> **Supplied data**:
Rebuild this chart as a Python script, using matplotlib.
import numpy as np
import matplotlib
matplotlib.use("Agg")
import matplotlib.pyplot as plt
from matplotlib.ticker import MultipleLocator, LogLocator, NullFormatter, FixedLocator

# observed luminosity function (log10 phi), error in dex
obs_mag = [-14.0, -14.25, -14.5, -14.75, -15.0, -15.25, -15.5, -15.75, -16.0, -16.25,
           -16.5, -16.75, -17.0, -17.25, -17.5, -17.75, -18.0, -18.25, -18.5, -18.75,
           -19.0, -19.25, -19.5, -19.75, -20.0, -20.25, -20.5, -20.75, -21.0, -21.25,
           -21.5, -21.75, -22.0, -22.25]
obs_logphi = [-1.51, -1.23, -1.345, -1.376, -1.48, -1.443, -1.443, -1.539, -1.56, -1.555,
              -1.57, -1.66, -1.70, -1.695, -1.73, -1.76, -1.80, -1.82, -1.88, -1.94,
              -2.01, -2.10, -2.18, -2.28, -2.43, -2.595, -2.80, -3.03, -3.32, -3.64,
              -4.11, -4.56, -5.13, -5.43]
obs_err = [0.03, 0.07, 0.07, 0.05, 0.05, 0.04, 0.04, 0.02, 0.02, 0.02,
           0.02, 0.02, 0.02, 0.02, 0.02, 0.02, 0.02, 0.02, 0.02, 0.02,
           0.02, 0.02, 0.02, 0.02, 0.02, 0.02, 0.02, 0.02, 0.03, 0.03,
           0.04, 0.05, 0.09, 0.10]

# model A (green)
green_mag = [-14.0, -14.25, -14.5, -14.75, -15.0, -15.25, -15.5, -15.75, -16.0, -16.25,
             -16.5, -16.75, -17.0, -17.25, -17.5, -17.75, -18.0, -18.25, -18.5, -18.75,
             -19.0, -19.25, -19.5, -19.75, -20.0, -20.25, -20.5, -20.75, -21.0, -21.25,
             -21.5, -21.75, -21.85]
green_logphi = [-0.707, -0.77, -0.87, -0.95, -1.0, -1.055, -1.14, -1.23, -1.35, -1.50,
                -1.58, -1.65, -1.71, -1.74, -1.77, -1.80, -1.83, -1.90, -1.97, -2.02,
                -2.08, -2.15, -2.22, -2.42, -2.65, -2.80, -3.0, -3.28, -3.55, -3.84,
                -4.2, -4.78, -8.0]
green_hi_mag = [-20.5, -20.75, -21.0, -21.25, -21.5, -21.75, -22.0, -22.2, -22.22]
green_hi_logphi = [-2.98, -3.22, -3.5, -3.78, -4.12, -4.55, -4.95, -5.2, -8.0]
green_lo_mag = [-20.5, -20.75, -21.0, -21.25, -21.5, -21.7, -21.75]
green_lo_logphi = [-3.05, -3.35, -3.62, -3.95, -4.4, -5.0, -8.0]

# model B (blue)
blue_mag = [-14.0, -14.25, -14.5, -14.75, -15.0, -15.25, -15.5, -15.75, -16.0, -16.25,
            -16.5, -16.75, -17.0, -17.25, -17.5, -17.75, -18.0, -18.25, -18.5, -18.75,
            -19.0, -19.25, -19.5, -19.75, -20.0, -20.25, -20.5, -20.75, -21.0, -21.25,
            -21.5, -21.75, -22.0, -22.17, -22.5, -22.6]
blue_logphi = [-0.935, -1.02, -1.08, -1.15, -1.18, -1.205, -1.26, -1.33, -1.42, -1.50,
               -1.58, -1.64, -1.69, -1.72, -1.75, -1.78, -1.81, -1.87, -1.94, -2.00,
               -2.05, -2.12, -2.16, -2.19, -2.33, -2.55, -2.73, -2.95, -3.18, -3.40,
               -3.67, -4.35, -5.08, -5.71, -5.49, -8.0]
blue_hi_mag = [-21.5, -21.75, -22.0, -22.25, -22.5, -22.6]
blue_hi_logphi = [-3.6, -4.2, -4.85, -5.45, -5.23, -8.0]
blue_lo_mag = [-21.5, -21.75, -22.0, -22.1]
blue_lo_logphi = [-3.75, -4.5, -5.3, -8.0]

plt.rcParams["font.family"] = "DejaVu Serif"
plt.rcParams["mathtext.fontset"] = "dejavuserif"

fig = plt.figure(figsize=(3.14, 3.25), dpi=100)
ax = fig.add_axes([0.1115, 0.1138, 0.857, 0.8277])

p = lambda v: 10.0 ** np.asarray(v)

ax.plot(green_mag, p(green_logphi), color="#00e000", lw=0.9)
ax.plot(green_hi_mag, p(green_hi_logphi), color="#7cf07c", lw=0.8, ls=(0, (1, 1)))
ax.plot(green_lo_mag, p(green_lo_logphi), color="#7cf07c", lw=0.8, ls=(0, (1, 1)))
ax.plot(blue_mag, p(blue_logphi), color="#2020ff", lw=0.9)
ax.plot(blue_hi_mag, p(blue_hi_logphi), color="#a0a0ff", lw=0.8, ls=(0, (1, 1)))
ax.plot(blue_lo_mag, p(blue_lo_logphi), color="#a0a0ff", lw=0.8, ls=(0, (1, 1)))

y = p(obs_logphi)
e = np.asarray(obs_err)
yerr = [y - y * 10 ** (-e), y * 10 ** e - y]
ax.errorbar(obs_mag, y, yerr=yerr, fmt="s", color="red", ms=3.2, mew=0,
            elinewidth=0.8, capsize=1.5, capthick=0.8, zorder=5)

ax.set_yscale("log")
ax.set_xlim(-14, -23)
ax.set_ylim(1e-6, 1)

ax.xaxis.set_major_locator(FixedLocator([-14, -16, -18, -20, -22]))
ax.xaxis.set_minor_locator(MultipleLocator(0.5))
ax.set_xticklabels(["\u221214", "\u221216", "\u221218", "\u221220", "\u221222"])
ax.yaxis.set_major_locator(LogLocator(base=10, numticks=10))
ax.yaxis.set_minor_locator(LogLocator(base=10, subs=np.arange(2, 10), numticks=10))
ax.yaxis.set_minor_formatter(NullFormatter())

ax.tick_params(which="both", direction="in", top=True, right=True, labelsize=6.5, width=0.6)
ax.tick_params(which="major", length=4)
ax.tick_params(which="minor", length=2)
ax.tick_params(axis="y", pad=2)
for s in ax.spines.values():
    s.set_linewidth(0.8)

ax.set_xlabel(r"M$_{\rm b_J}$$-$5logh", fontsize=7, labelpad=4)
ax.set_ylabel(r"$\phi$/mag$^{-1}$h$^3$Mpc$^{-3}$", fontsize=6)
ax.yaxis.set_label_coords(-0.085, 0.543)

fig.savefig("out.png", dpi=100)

> **Request**: From the first line of the data through the line with "from matplotlib.ticker import", quote each line exactly and add nothing else.

> **Exercise result**:
Rebuild this chart as a Python script, using matplotlib.
import numpy as np
import matplotlib
matplotlib.use("Agg")
import matplotlib.pyplot as plt
from matplotlib.ticker import MultipleLocator, LogLocator, NullFormatter, FixedLocator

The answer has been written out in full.